45. It is true that the language of both Sub-section (1) and Sub-section (3) of Section 28 are different. They are reproduced below:
28. Rules and notifications to be laid before Parliament and certain rules to be approved by Parliament.- (1) Every rule and every notification made by the Central Government under this Act shall be laid, as soon as may be after it is made before each House of Parliament while it is in session for a total period of thirty days which may be comprised in once session or in two or more successive sessions and if, before the expiry of the session immediately following the session or the succession sessions aforesaid, both Houses agree in making any modification in the rule or notification or both Houses agree that the rule or notification shall thereafter have effect only in such modified form or be of no effect, as the case may be; so, however, that any such modification or annulment shall be without prejudice to the validity of anything previously done under the rule or notification.

xxxxxxxx (3) Every rule and every notification made by the State Government under this Act shall be laid, as soon as may be, after it is made, before each House of the State Legislature where it consists of two Houses, or where such Legislature consists of one House, before that House.

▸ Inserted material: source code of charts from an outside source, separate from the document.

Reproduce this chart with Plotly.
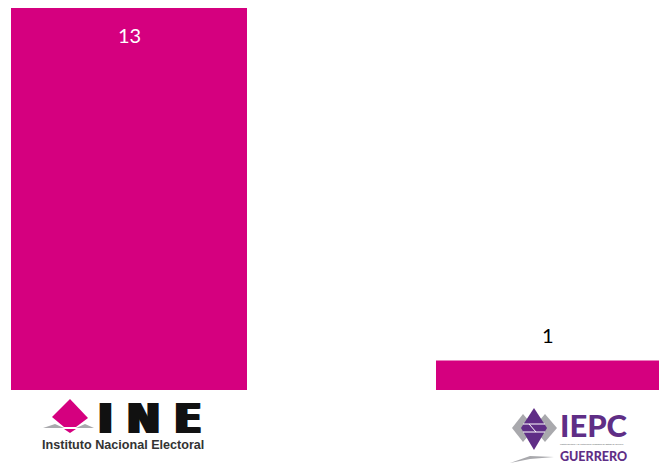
import plotly.graph_objects as go

categories = ["INE", "IEPC Guerrero"]
values = [13, 1]
label_colors = ["#FFFFFF", "#000000"]
label_shifts = [-27, 26]

W, H = 659, 464
BASE_Y = 390
TOP_Y = 8
CENTERS = [129, 547.5]
BAR_PX = [236, 223]
MAGENTA = "#D5007F"
PURPLE = "#5F2E86"
GRAY = "#A9A9AD"

unit_x = CENTERS[1] - CENTERS[0]
unit_y = (BASE_Y - TOP_Y) / max(values)

fig = go.Figure(go.Bar(
    x=[0, 1], y=values,
    width=[b / unit_x for b in BAR_PX],
    marker=dict(color=MAGENTA, line=dict(width=0)),
    customdata=categories,
    hoverinfo="skip",
))

for i, (v, c, s) in enumerate(zip(values, label_colors, label_shifts)):
    fig.add_annotation(x=i, y=v, text=str(v), showarrow=False, yshift=s,
                       font=dict(family="Lato", size=20, color=c))


def px(x, y):
    return x / W, 1 - y / H


def poly(points, color):
    d = ""
    for i, (x, y) in enumerate(points):
        a, b = px(x, y)
        d += ("M" if i == 0 else "L") + f"{a:.5f},{b:.5f} "
    fig.add_shape(type="path", path=d + "Z", xref="paper", yref="paper",
                  fillcolor=color, line=dict(width=0), layer="above")


def line(x0, y0, x1, y1, color, width=1):
    a0, b0 = px(x0, y0)
    a1, b1 = px(x1, y1)
    fig.add_shape(type="line", x0=a0, y0=b0, x1=a1, y1=b1, xref="paper", yref="paper",
                  line=dict(color=color, width=width), layer="above")


def label(x, y, text, family, size, color, weight=None, shadow=None):
    a, b = px(x, y)
    f = dict(family=family, size=size, color=color)
    if weight:
        f["weight"] = weight
    if shadow:
        f["shadow"] = shadow
    fig.add_annotation(x=a, y=b, xref="paper", yref="paper", text=text, showarrow=False,
                       xanchor="left", yanchor="middle", borderpad=0, font=f)


# INE logo
poly([(70, 399), (88, 418), (76, 427), (64, 427), (52, 417)], MAGENTA)
poly([(64, 429), (76, 429), (70, 433)], MAGENTA)
poly([(43, 428), (55, 424), (64, 428)], GRAY)
poly([(76, 428), (85, 424), (94, 428)], GRAY)
label(97, 419, "I N E", "DejaVu Sans", 40, "#111111", weight=700,
      shadow="1px 0 #111, 2px 0 #111, -1px 0 #111, -2px 0 #111")
label(41, 444.5, "Instituto Nacional Electoral", "Liberation Sans", 12.6, "#333333", weight=700)

# IEPC logo
poly([(512, 428), (523, 414), (535, 428), (523, 442)], GRAY)
poly([(533, 428), (545, 414), (557, 428), (545, 442)], GRAY)
poly([(534, 408), (547, 428), (534, 450), (521, 428)], PURPLE)
line(523, 424, 545, 424, "#FFFFFF", 1)
line(523, 432, 545, 432, "#FFFFFF", 1)
line(529, 424, 536, 432, "#FFFFFF", 1)
poly([(510, 463), (530, 456), (554, 457), (530, 459)], GRAY)
label(559, 425, "IEPC", "Lato", 31, PURPLE, weight=900)
label(559, 444, "Instituto Electoral y de Participación Ciudadana del Estado de Guerrero",
      "Liberation Sans", 2, "#555555")
label(559, 456, "GUERRERO", "Lato", 12.5, PURPLE, weight=900)

fig.update_layout(
    width=W, height=H, autosize=False,
    margin=dict(l=0, r=0, t=0, b=0),
    paper_bgcolor="white", plot_bgcolor="white",
    showlegend=False,
    xaxis=dict(visible=False, range=[-CENTERS[0] / unit_x, (W - CENTERS[0]) / unit_x]),
    yaxis=dict(visible=False, range=[-(H - BASE_Y) / unit_y, BASE_Y / unit_y]),
)

fig.write_html("out.html", config={"displayModeBar": False},
               post_script="document.body.style.margin='0';document.body.style.overflow='hidden';")
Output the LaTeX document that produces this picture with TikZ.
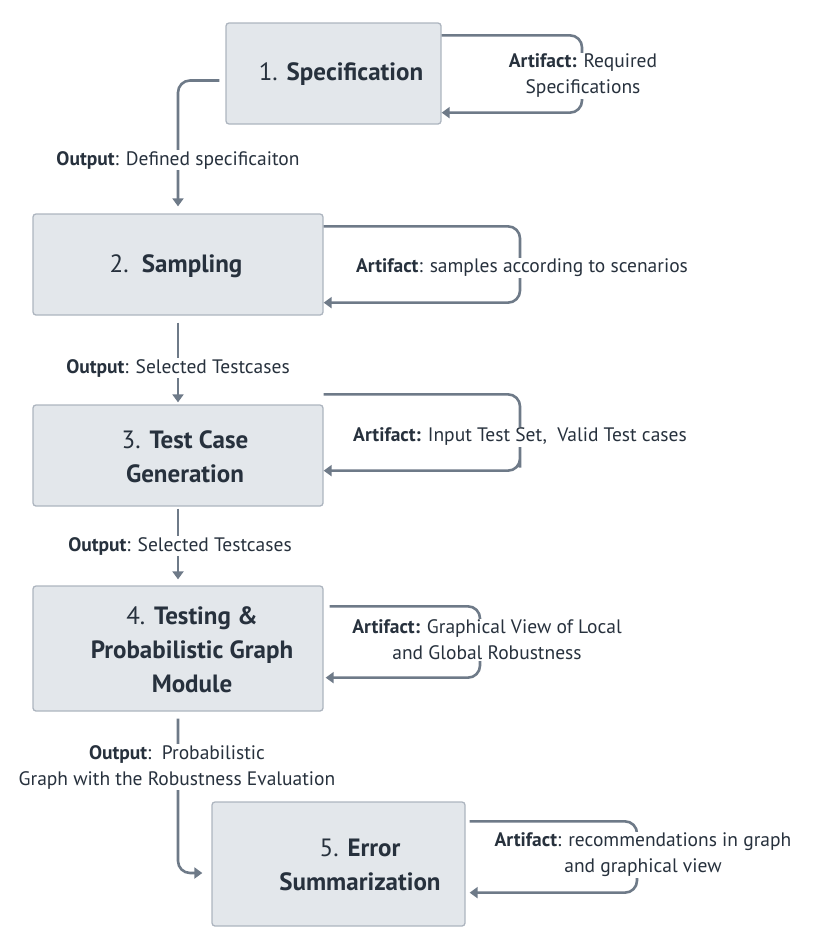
\documentclass[tikz,border=0pt]{standalone}
\usepackage{fontspec}
\setmainfont{PT Sans}
\usetikzlibrary{arrows.meta}
\definecolor{boxfill}{HTML}{E3E7EB}
\definecolor{boxborder}{HTML}{ADB5BF}
\definecolor{linec}{HTML}{6E7A88}
\definecolor{txt}{HTML}{27313D}
\tikzset{
 box/.style={draw=boxborder, fill=boxfill, line width=1.3pt, rounded corners=3pt, inner sep=0pt},
 btxt/.style={text=txt, font=\fontsize{25}{34}\selectfont, align=center, inner sep=0pt},
 ann/.style={text=txt, font=\fontsize{19.5}{26}\selectfont, fill=white, inner xsep=3pt, inner ysep=1pt, align=center},
 conn/.style={draw=linec, line width=2.6pt, rounded corners=12pt},
 arr/.style={-{Triangle[length=8pt,width=11pt]}}
}
\begin{document}
\begin{tikzpicture}[x=1pt,y=-1pt]
\useasboundingbox (0,0) rectangle (812,948);
% boxes
\node[box, minimum width=215pt, minimum height=101pt] (b1) at (333.5,73.5) {};
\node[box, minimum width=290pt, minimum height=101pt] (b2) at (178,264.5) {};
\node[box, minimum width=290pt, minimum height=101pt] (b3) at (178,455.5) {};
\node[box, minimum width=290pt, minimum height=125pt] (b4) at (178,648.5) {};
\node[box, minimum width=253pt, minimum height=124pt] (b5) at (338.5,864) {};
% box texts
\node[btxt] (t1) at (341,74) {1. \textbf{Specification}};
\node[btxt] (t2) at (176,266) {2.\ \ \textbf{Sampling}};
\node[btxt] (t3) at (185,457) {3. \textbf{Test Case}\\ \textbf{Generation}};
\node[btxt] (t4) at (192,650) {4. \textbf{Testing \&}\\ \textbf{Probabilistic Graph}\\ \textbf{Module}};
\node[btxt] (t5) at (360,865) {5. \textbf{Error}\\ \textbf{Summarization}};
% helper coordinates
\coordinate (c1) at (582,0);
\coordinate (c2) at (520,0);
\coordinate (c4) at (480,0);
\coordinate (c5) at (637,0);
% output connectors
\draw[conn,arr] ([xshift=-6pt,yshift=-7pt]b1.west) -| ([yshift=7pt]b2.north);
\draw[conn,arr] ([yshift=-7pt]b2.south) -- ([yshift=2pt]b3.north);
\draw[conn,arr] ([yshift=-2pt]b3.south) -- ([yshift=6pt]b4.north);
\draw[conn,arr] ([yshift=-7pt]b4.south) |- ([xshift=-9pt,yshift=-9pt]b5.west);
% artifact loops
\draw[conn,arr] ([yshift=-13pt]b1.north east) -| (c1 |- b1.center) |- ([yshift=12pt]b1.south east);
\draw[conn,arr] ([yshift=-13pt]b2.north east) -| (c2 |- b2.center) |- ([yshift=13pt]b2.south east);
\draw[conn,arr] ([yshift=10pt]b3.north east) -| (c2 |- b3.center) |- ([yshift=36pt]b3.south east);
\draw[conn,arr] ([xshift=6pt,yshift=-21pt]b4.north east) -| (c4 |- b4.center) |- ([xshift=2pt,yshift=34pt]b4.south east);
\draw[conn,arr] ([xshift=4pt,yshift=-20pt]b5.north east) -| (c5 |- b5.center) |- ([xshift=4pt,yshift=34pt]b5.south east);
% labels
\node[ann] (o1) at (178,160) {\textbf{Output}: Defined specificaiton};
\node[ann] (o2) at (178,368) {\textbf{Output}: Selected Testcases};
\node[ann] (o3) at (180,546) {\textbf{Output}: Selected Testcases};
\node[ann] (o4) at (177,767) {\textbf{Output}:\ \ Probabilistic\\ Graph with the Robustness Evaluation};
\node[ann] (a1) at (583,76) {\textbf{Artifact:} Required\\ Specifications};
\node[ann] (a2) at (522,268) {\textbf{Artifact}: samples according to scenarios};
\node[ann] (a3) at (520,437) {\textbf{Artifact:} Input Test Set,\ \ Valid Test cases};
\node[ann] (a4) at (487,640) {\textbf{Artifact:} Graphical View of Local\\ and Global Robustness};
\node[ann] (a5) at (643,855) {\textbf{Artifact}: recommendations in graph\\ and graphical view};
\end{tikzpicture}
\end{document}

There is no difficulty for us to uphold their submissions that in view of difference in the language of Sub-section (3), the same meaning to it as that of Sub-section (1) cannot be given. This different has been carved out for a purpose to give different projection to the said two provisions. In the case of major mineral which plays important role in the National growth and wealth and where the delegatee is the Central Government, Parliament retained its full control but for the minor mineral, Parliament felt for the minor minerals as the subject is of local use and State Government being well versed to deal with it in the historical background, mere placement of rules, notifications framed by it before the State Legislature would be a sufficient check on the exercise of its powers....

On the factual matrix of the case on hand, the said judgement has no application.

32. In fact, as correctly pointed out by the learned Additional Advocate General, the judgement of the Supreme Court in (cited supra) was distinguished by the Supreme Court in the subsequent case in Prohibition and Excise Superintendent, Andhra Pradesh v. Toddy Tappers Co-operative Society, Marredpally .

In view of the same, the writ petitions fail and the same are dismissed. No costs.